## TASK DESCRIPTION
From the first line of the listing below to the line with "(s18) -- (s5);", print each line exactly, and nothing more. Leave out the pictures.
**** SUPPLIED INFORMATION ****
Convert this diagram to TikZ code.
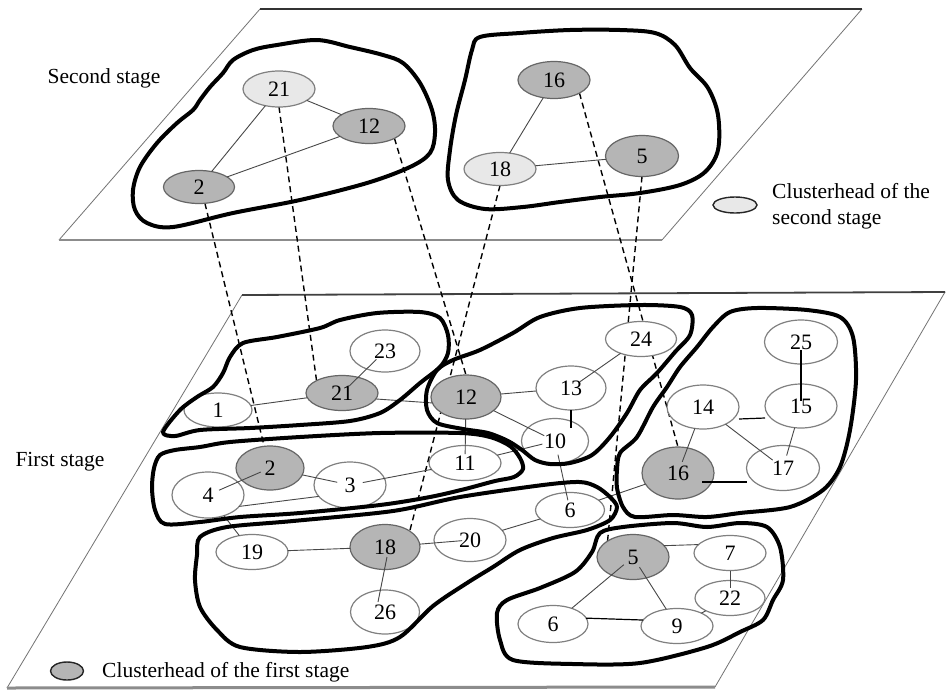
\documentclass[tikz,border=0pt]{standalone}
\usepackage{fontspec}
\setmainfont{Liberation Serif}
\usetikzlibrary{shapes.geometric}
\pgfdeclarelayer{back}
\pgfdeclarelayer{mid}
\pgfsetlayers{back,mid,main}
\begin{document}
\begin{tikzpicture}[x=1pt,y=-1pt,
  nd/.style={ellipse, draw=black!50, line width=1.2pt, inner sep=0pt, outer sep=0pt,
             font=\fontsize{22}{22}\selectfont},
  wn/.style={nd, fill=white},
  dn/.style={nd, fill=black!29, draw=black!60},
  ln/.style={nd, fill=black!9},
  sz/.style 2 args={minimum width=#1pt, minimum height=#2pt},
  edge/.style={draw=black!72, line width=0.9pt},
  edgeb/.style={draw=black, line width=1.2pt},
  link/.style={draw=black, line width=1.4pt, dash pattern=on 6pt off 4pt},
  cluster/.style={draw=black, line width=4pt, line join=round},
  lbl/.style={inner sep=0pt, font=\fontsize{21.5}{26}\selectfont},
]
\useasboundingbox (0,0) rectangle (947,691);

% ---- the two planes ----
\begin{pgfonlayer}{back}
  \fill[white] (0,0) rectangle (947,691);
  % second stage plane
  \draw[black!55, line width=0.8pt] (260,9) -- (59,240);
  \draw[black!55, line width=0.8pt] (862,9) -- (662,240);
  \draw[black!80, line width=1.4pt] (260,9) -- (862,9);
  \draw[black!45, line width=2.4pt] (59,240) -- (662,240);
  % first stage plane
  \draw[black!55, line width=0.8pt] (242,295) -- (7,688);
  \draw[black!55, line width=0.8pt] (945,292) -- (715,687);
  \draw[black!75, line width=1.8pt] (242,295) -- (945,292);
  \draw[black!45, line width=3pt] (7,688) -- (715,687);
\end{pgfonlayer}

% ---- stage labels ----
\node[lbl] (lab2) at (104,78) {Second stage};
\node[lbl] (lab1) at (60,462) {First stage};

% ---- second stage nodes ----
\node[ln, sz={72}{36}] (s21) at (279,89) {21};
\node[dn, sz={72}{35}] (s12) at (369,126) {12};
\node[dn, sz={71}{33}] (s2)  at (199,187) {2};
\node[dn, sz={72}{37}] (s16) at (554,80) {16};
\node[ln, sz={72}{33}] (s18) at (500,169) {18};
\node[dn, sz={73}{41}] (s5)  at (642,156) {5};

\draw[edge] (s21) -- (s2);
\draw[edge] (s21) -- (s12);
\draw[edge] (s2) -- (s12);
\draw[edge] (s16) -- (s18);
\draw[edge] (s18) -- (s5);

% ---- first stage nodes ----
\node[wn, sz={70}{42}] (f23) at (385,351) {23};
\node[dn, sz={72}{35}] (f21) at (342,393) {21};
\node[wn, sz={68}{34}] (f1)  at (218,410) {1};
\node[dn, sz={70}{44}] (f12) at (466,397) {12};
\node[dn, sz={68}{44}] (f2)  at (270,468) {2};
\node[wn, sz={72}{46}] (f4)  at (208,495) {4};
\node[wn, sz={72}{46}] (f3)  at (350,485) {3};
\node[wn, sz={72}{35}] (f11) at (465,463) {11};
\node[wn, sz={70}{44}] (f13) at (571,388) {13};
\node[wn, sz={71}{35}] (f24) at (641,339) {24};
\node[wn, sz={67}{45}] (f10) at (555,441) {10};
\node[wn, sz={69}{35}] (f6a) at (570,510) {6};
\node[wn, sz={73}{44}] (f25) at (801,342) {25};
\node[wn, sz={72}{44}] (f14) at (703,407) {14};
\node[wn, sz={72}{44}] (f15) at (801,406) {15};
\node[dn, sz={72}{52}] (f16) at (678,473) {16};
\node[wn, sz={73}{45}] (f17) at (783,468) {17};
\node[wn, sz={72}{35}] (f19) at (252,552) {19};
\node[dn, sz={70}{45}] (f18) at (385,547) {18};
\node[wn, sz={69}{44}] (f26) at (385,612) {26};
\node[wn, sz={72}{43}] (f20) at (470,540) {20};
\node[wn, sz={70}{35}] (f22) at (730,598) {22};
\node[wn, sz={72}{35}] (f9)  at (677,626) {9};
\node[dn, sz={72}{45}] (f5)  at (633,557) {5};
\node[wn, sz={72}{35}] (f7)  at (730,553) {7};
\node[wn, sz={70}{37}] (f6b) at (553,624) {6};

% ---- links between the stages ----
\begin{pgfonlayer}{mid}
  \draw[link] (s2.-70) -- (f2.105);
  \draw[link] (s21.south) -- (f21.north west);
  \draw[link] (s12.south east) -- (f12.north);
  \draw[link] (s18.south) -- (f18.north east);
  \draw[link] (s16.south east) -- (f16.north);
  \draw[link] (s5.south) -- (f5.north west);
\end{pgfonlayer}

% ---- first stage edges ----
\draw[edge] (f1) -- (f21);
\draw[edge, shorten <=10pt, shorten >=12pt] (f21.center) -- (f23.center);
\draw[edge] (f21.-10) -- (f12.-170);
\draw[edge] (f12) -- (f13);
\draw[edge, shorten >=12pt] (f12) -- (f10.center);
\draw[edge, shorten >=9pt] (f12) -- (f11.center);
\path (f13.south |- f10.north) ++(0,9) coordinate (t10);
\draw[edgeb] (f13.south) -- (t10);
\draw[edge, shorten <=11pt] (f13.center) -- (f24);
\draw[edge, shorten <=14pt, shorten >=10pt] (f10.center) -- (f6a.center);
\draw[edge, shorten <=13pt] (f10.center) -- (f11);
\draw[edge, shorten <=10pt, shorten >=12pt] (f2.center) -- (f4.center);
\draw[edge, shorten >=13pt] (f2) -- (f3.center);
\draw[edge, shorten <=13pt] (f3.center) -- (f11);
\draw[edge] (f4.-20) -- (f3.-160);
\draw[edge] (f4) -- (f19);
\draw[edge] (f19) -- (f18);
\draw[edge, shorten >=8pt] (f18) -- (f20.center);
\draw[edge] ([xshift=2pt,yshift=-10pt]f18.center) -- ([xshift=-7pt,yshift=10pt]f26.center);
\draw[edge] (f20) -- (f6a);
\draw[edge] (f16) -- (f6a);
\draw[edgeb] ([yshift=-12pt]f14.east) -- ([yshift=-12pt]f15.west);
\draw[edge, shorten >=12pt] (f14) -- (f16.center);
\draw[edge, shorten >=13pt] (f14) -- (f17.center);
\draw[edgeb] ([yshift=-8pt]f25.center) -- ([yshift=5pt]f15.center);
\draw[edge, shorten >=13pt] (f15) -- (f17.center);
\draw[edgeb] ([xshift=24pt,yshift=-9pt]f16.center) -- ([yshift=-14pt]f17.west);
\draw[edge] (f5.20) -- (f7.165);
\draw[edge, shorten <=12pt] (f5.center) -- (f6b);
\draw[edge, shorten <=12pt] (f5.center) -- (f9);
\draw[edgeb] (f6b.10) -- (f9.170);
\draw[edge, shorten >=10pt] (f7) -- (f22.center);
\draw[edge] (f9) -- (f22);

% ---- clusters, second stage ----
\draw[cluster] plot[smooth cycle, tension=0.55] coordinates {
  (223,73) (233,60) (253,50) (277,45) (317,40) (350,47) (383,55) (403,63)
  (420,83) (432,110) (435,133) (430,153) (410,167) (367,183) (300,200)
  (233,213) (173,227) (147,223) (135,210) (133,190) (140,167) (157,143)
  (177,123) (193,110) (200,100) (210,87)};
\draw[cluster] plot[smooth cycle, tension=0.55] coordinates {
  (480,37) (520,33) (570,30) (620,30) (655,33) (675,45) (690,68) (708,88)
  (718,115) (718,150) (705,172) (680,185) (640,193) (600,197) (560,202)
  (523,207) (485,209) (458,200) (448,180) (450,150) (456,115) (465,80) (472,50)};

% ---- clusters, first stage ----
% 1, 21, 23
\draw[cluster] plot[smooth cycle, tension=0.5] coordinates {
  (163,432) (180,410) (197,397) (213,387) (223,373) (230,357) (243,343)
  (277,337) (320,328) (340,320) (377,313) (420,312) (440,318) (448,335)
  (448,353) (440,367) (420,383) (400,400) (380,413) (350,421) (300,425)
  (250,428) (200,430) (175,436)};
% 2, 3, 4, 11
\draw[cluster] plot[smooth cycle, tension=0.5] coordinates {
  (160,455) (175,450) (200,447) (230,442) (300,437) (380,433) (460,433)
  (490,437) (510,446) (520,458) (523,469) (514,477) (495,481) (465,489)
  (430,497) (380,505) (300,513) (240,517) (200,522) (165,524) (155,510)
  (152,488) (154,468)};
% 10, 12, 13, 24
\draw[cluster] plot[smooth cycle, tension=0.5] coordinates {
  (437,370) (453,360) (480,350) (513,333) (540,317) (580,308) (640,305)
  (680,307) (692,315) (690,335) (675,352) (657,373) (640,390) (627,413)
  (610,437) (592,455) (570,463) (550,464) (535,460) (522,450) (508,441)
  (488,433) (463,429) (437,423) (427,410) (427,390)};
% 14, 15, 16, 17, 25
\draw[cluster] plot[smooth cycle, tension=0.5] coordinates {
  (617,470) (620,453) (637,437) (653,407) (667,387) (680,367) (697,347)
  (713,327) (730,312) (757,308) (807,310) (840,317) (853,337) (856,380)
  (850,430) (840,467) (823,490) (790,507) (740,513) (707,517) (673,515)
  (635,517) (623,507) (617,488)};
% 6, 18, 19, 20, 26
\draw[cluster] plot[smooth cycle, tension=0.5] coordinates {
  (200,537) (227,527) (293,521) (393,511) (460,497) (543,485) (580,482)
  (597,487) (610,497) (617,507) (610,520) (587,530) (553,538) (520,550)
  (493,567) (467,583) (433,606) (400,637) (367,647) (300,652) (240,647)
  (217,630) (200,607) (195,580) (197,555)};
% 5, 6, 7, 9, 22
\draw[cluster] plot[smooth cycle, tension=0.5] coordinates {
  (600,533) (623,527) (673,523) (707,527) (740,523) (767,527) (780,547)
  (783,580) (773,600) (763,620) (740,632) (707,647) (640,663) (573,664)
  (513,660) (500,640) (497,613) (507,600) (540,588) (575,572) (592,552)};

% ---- legend ----
\node[dn, sz={33}{18}, draw=black!85, line width=1.4pt] (k1) at (67,671) {};
\node[lbl, anchor=west] (k1t) at (102,672) {Clusterhead of the first stage};
\node[ln, sz={44}{16}, draw=black!85, line width=1.4pt] (k2) at (735,205) {};
\node[lbl, anchor=west, align=left] (k2t) at (772,206) {Clusterhead of the\\second stage};
\end{tikzpicture}
\end{document}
****
## WORKED SOLUTION
Convert this diagram to TikZ code.
\documentclass[tikz,border=0pt]{standalone}
\usepackage{fontspec}
\setmainfont{Liberation Serif}
\usetikzlibrary{shapes.geometric}
\pgfdeclarelayer{back}
\pgfdeclarelayer{mid}
\pgfsetlayers{back,mid,main}
\begin{document}
\begin{tikzpicture}[x=1pt,y=-1pt,
  nd/.style={ellipse, draw=black!50, line width=1.2pt, inner sep=0pt, outer sep=0pt,
             font=\fontsize{22}{22}\selectfont},
  wn/.style={nd, fill=white},
  dn/.style={nd, fill=black!29, draw=black!60},
  ln/.style={nd, fill=black!9},
  sz/.style 2 args={minimum width=#1pt, minimum height=#2pt},
  edge/.style={draw=black!72, line width=0.9pt},
  edgeb/.style={draw=black, line width=1.2pt},
  link/.style={draw=black, line width=1.4pt, dash pattern=on 6pt off 4pt},
  cluster/.style={draw=black, line width=4pt, line join=round},
  lbl/.style={inner sep=0pt, font=\fontsize{21.5}{26}\selectfont},
]
\useasboundingbox (0,0) rectangle (947,691);

% ---- the two planes ----
\begin{pgfonlayer}{back}
  \fill[white] (0,0) rectangle (947,691);
  % second stage plane
  \draw[black!55, line width=0.8pt] (260,9) -- (59,240);
  \draw[black!55, line width=0.8pt] (862,9) -- (662,240);
  \draw[black!80, line width=1.4pt] (260,9) -- (862,9);
  \draw[black!45, line width=2.4pt] (59,240) -- (662,240);
  % first stage plane
  \draw[black!55, line width=0.8pt] (242,295) -- (7,688);
  \draw[black!55, line width=0.8pt] (945,292) -- (715,687);
  \draw[black!75, line width=1.8pt] (242,295) -- (945,292);
  \draw[black!45, line width=3pt] (7,688) -- (715,687);
\end{pgfonlayer}

% ---- stage labels ----
\node[lbl] (lab2) at (104,78) {Second stage};
\node[lbl] (lab1) at (60,462) {First stage};

% ---- second stage nodes ----
\node[ln, sz={72}{36}] (s21) at (279,89) {21};
\node[dn, sz={72}{35}] (s12) at (369,126) {12};
\node[dn, sz={71}{33}] (s2)  at (199,187) {2};
\node[dn, sz={72}{37}] (s16) at (554,80) {16};
\node[ln, sz={72}{33}] (s18) at (500,169) {18};
\node[dn, sz={73}{41}] (s5)  at (642,156) {5};

\draw[edge] (s21) -- (s2);
\draw[edge] (s21) -- (s12);
\draw[edge] (s2) -- (s12);
\draw[edge] (s16) -- (s18);
\draw[edge] (s18) -- (s5);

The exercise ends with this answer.